I love the idea of the pull of certain places. I know that sensation well. And I am wholly fascinated by that. I have found home in various places. I think we've all come across the sentiment that home is more of a feeling than a specific place. Running often feels like home, a familiar rhythm that I return to time and time again that allows me to find familiarity in new places. I think it comes back to a certain feeling that I experience when running. The engagement of body and place. The same way places and landscapes can have a certain feeling. Something about the light. Something about the color of the dirt. Something about the quality of the air. Something about traversing a landscape. So maybe that familiarity and sensation of home is more about moments, and it's the moments that hold certain feelings. These moments offer some sort of solace, safety, comfort, as home often carries those attributes. A moment that I always find peace in is the first touch of sun in the morning, and I often experience this while out on the trails. I am grateful to have experienced this in various spots on our road trip. It's the most wonderful greeting. You start out with a crisp cold morning of deep blues. Then the landscape gradually begins to appear all around you as the soft light emerges. It first starts to touch the formations around you, washing over the distant mountains. Then it makes its way closer and slowly fills in your little pocket of earth soaking the land and your whole being. It feels nourishing. Somehow the light in that moment is able to offer a deep resounding peace, a deep resounding calm. I love experiencing this while out on the trail, it's as though I am running to greet the sun as it makes its way over the land.

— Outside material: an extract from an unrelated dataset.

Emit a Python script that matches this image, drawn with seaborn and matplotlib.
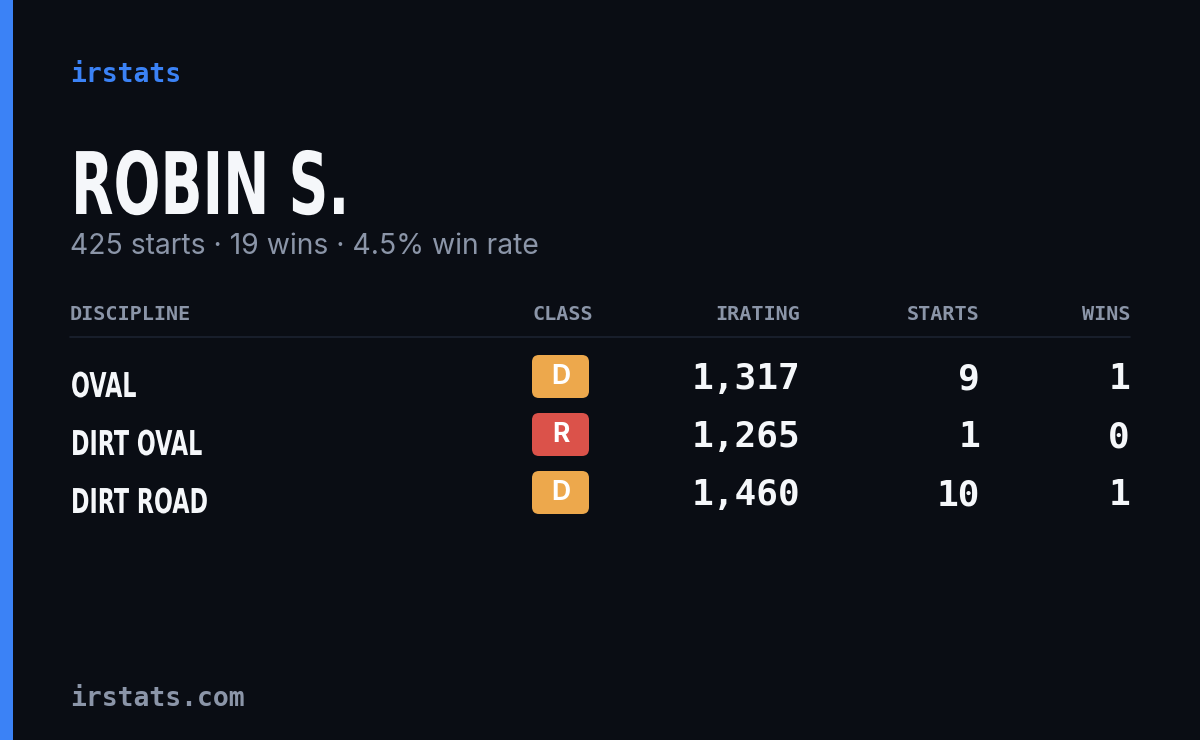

What is it about these certain places that calm me and claim me. I think the calming feeling tends to be a feeling of familiarity and safety. My nervous system recognizes what's happening and immediately exhales. I feel that on trails. Especially trails that bring me through alpine environments or the high desert, trails that bring me through sun drenched forests, and bring me through crisp cool mornings. Places that claim me come from a place of fascination and awe. It tends to be somewhere new but there's still a sense of familiarity rooted in the feeling. And it's this combination that I think offers a feeling of home. On this road trip there were a lot of little moments filled with that exact feeling. I think that's where road trips are so enticing and dreamy. You experience so many new places and sensations, and then all of the sudden you get this feeling of home in a place you've never been. You feel drawn to certain geographies. Both the Grand Canyon and Badlands were filled with these sensations. While the Grand Canyon was a revisiting, and Badlands was a new experience, they both had that deep resonant comfort paired with complete fascination. Maybe it was the colors and light or the observations of the lines in the rock. Maybe it was the dance of shadow and light across those formations. Or that first touch of light in the morning or the last touch of light in the evening. I left both of these places feeling inspired and comforted. And that adds to the internal map I carry with me. A map of all of my perceptions and experiences of geographies and feelings attached to those geographies. Places where the light pulls me in, places whose forms and colors fascinate and calm me, places that carry that certain feeling of home, even if just for a moment.